City of Minneapolis struggles to enforce recycling


Some landlords don’t offer recycling to their tenants, and the City of Minneapolis doesn’t have the resources to find all the problem property owners.

The city requires property owners of more than two apartments to give their tenants recycling containers and tell them about the program.

Kellie Kish, Minneapolis recycling coordinator, said the city lacks personnel to monitor whether landlords are following the ordinance or not. In the past, the city didn’t strictly enforce the rule, but Kish said the Department of Solid Waste and Recycling is now fining landlords “to a tee.”

Katie Christianson, a University of Minnesota communications senior, said she isn’t aware of a recycling program at her Dinkytown home. Because she can’t recycle there, she collects her recyclables and brings them to her parent’s house. Christanson said she wishes her building had recycling.

“Everyone should at least have the option to recycle,” she said.

While the city now offers single-sort recycling, landowners with more than two units still have to contract waste removal from a private company.

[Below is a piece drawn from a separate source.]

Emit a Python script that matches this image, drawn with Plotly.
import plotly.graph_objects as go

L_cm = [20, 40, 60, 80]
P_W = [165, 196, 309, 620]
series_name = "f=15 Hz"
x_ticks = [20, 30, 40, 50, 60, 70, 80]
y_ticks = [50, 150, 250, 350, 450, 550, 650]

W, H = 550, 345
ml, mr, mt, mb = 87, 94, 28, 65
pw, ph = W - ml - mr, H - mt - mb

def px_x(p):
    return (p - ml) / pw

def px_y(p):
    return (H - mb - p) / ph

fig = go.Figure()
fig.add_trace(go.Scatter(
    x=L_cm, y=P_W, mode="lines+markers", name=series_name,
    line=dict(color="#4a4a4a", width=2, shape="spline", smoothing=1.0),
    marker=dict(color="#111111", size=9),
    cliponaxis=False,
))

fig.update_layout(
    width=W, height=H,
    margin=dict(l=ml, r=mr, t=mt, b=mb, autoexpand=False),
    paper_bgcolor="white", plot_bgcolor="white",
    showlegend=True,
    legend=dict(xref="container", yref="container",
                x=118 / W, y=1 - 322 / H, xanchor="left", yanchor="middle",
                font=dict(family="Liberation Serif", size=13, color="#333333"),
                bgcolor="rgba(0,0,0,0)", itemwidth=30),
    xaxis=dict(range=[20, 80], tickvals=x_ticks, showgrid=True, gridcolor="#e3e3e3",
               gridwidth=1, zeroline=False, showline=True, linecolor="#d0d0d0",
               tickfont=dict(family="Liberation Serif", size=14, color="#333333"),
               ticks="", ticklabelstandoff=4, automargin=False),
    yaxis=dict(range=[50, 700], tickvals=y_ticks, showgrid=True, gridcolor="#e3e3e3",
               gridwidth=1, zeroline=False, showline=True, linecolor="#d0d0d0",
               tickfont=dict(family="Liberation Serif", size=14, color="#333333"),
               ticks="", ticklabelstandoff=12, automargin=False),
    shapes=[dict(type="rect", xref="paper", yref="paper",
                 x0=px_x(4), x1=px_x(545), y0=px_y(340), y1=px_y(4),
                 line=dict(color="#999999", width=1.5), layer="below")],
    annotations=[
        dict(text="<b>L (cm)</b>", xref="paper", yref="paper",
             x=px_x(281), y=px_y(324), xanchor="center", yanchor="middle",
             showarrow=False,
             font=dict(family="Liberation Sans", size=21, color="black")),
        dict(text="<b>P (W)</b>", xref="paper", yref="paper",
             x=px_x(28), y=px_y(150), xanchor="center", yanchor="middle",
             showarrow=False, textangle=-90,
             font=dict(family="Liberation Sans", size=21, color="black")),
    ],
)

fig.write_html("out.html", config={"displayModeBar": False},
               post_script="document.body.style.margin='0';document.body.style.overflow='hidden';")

The ordinance also requires landlords to give their tenants written information — provided by the city — about the building’s recycling program.

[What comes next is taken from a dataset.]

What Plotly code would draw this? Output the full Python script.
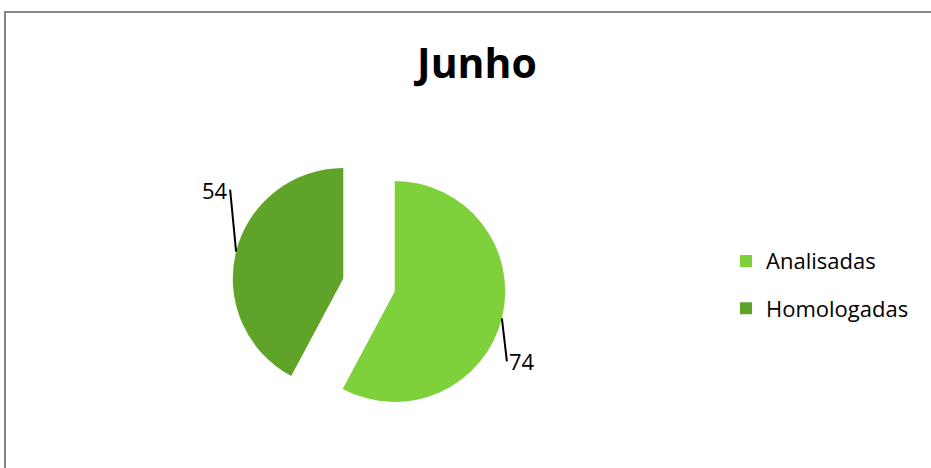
import math

import plotly.graph_objects as go

# data
labels = ["Analisadas", "Homologadas"]
values = [74, 54]
colors = ["#7FD13B", "#60A329"]
title_text = "Junho"

W, H = 931, 468
PULL = 0.24
# pie box (pixels, from top-left)
CX, CY, HALF = 369, 285, 137

fig = go.Figure(
    go.Pie(
        labels=['<span style="font-size:22px;baseline-shift:5px">' + l + "</span>" for l in labels],
        values=values,
        marker=dict(colors=colors, line=dict(width=0)),
        sort=False,
        direction="clockwise",
        rotation=0,
        pull=[PULL, PULL],
        textinfo="none",
        hovertext=labels,
        hoverinfo="text+value",
        domain=dict(
            x=[(CX - HALF) / W, (CX + HALF) / W],
            y=[1 - (CY + HALF) / H, 1 - (CY - HALF) / H],
        ),
    )
)

# value labels with leader lines, anchored on the middle of each slice's arc
r = HALF / (1 + PULL)
total = sum(values)
start = 0.0
offsets = [(5, 43, "left"), (-6, -62, "right")]
for v, (ax, ay, anchor) in zip(values, offsets):
    mid = (start + v / 2) / total * 2 * math.pi
    start += v
    px_ = CX + (1 + PULL) * r * math.sin(mid)
    py_ = CY - (1 + PULL) * r * math.cos(mid)
    fig.add_annotation(
        x=px_ / W, y=1 - py_ / H, xref="paper", yref="paper",
        text=str(v), showarrow=True, arrowhead=0, arrowwidth=2,
        arrowcolor="#000000", ax=ax, ay=ay, xanchor=anchor, yanchor="middle",
        font=dict(family="Open Sans", size=22, color="#000000"),
    )

# outer frame (runs off the right and bottom edges)
fig.add_shape(
    type="rect", xref="paper", yref="paper",
    x0=5 / W, x1=1.05, y0=-0.05, y1=1 - 12 / H,
    line=dict(color="#868686", width=2), fillcolor="rgba(0,0,0,0)",
)

fig.update_layout(
    width=W,
    height=H,
    margin=dict(l=0, r=0, t=0, b=0),
    paper_bgcolor="white",
    plot_bgcolor="white",
    font=dict(family="Open Sans", color="#000000"),
    title=dict(
        text="<b>" + title_text + "</b>",
        x=477 / W, xanchor="center",
        y=1 - 64 / H, yanchor="middle",
        font=dict(family="Open Sans", size=41, color="#000000"),
    ),
    showlegend=True,
    legend=dict(
        x=726 / W, xanchor="left",
        y=1 - 285 / H, yanchor="middle",
        # large legend font only sets the row spacing; labels use 22px spans
        font=dict(family="Open Sans", size=34, color="#000000"),
        bgcolor="rgba(0,0,0,0)",
        traceorder="normal",
    ),
)

fig.write_html(
    "out.html",
    config={"displayModeBar": False},
    post_script="document.body.style.margin='0';",
)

Daniel Oberpriller, who owns more than 20 properties near the University of Minnesota, said he’s aware it’s a problem that some landlords don’t have recycling, but having it is “non-negotiable” for him.

When the city finds out that a property owner isn’t providing “adequate” recycling containers, the DSWR sends a letter informing them to start. If that’s ineffective, the landlord could face a $100 fine and up to $700 for further offenses.

Kish said the city mainly relies on residents calling the DSWR to report that they don’t have recycling.

To help the city find properties without recycling, a group of University volunteers will patrol local neighborhoods on Sept. 22 for a Thank U service day project during Homecoming week, Kish said.

Recent graduate Emily Hegland said she had problems with recycling this spring. The building she lived in had recycling, but the containers weren’t big enough to hold everything during move-out.

Hegland said her landlord told residents they “couldn’t leave anything else on the curb” and that they’d be charged for anything outside of the container.

“It should be easier and better explained how to get rid of your trash,” she said.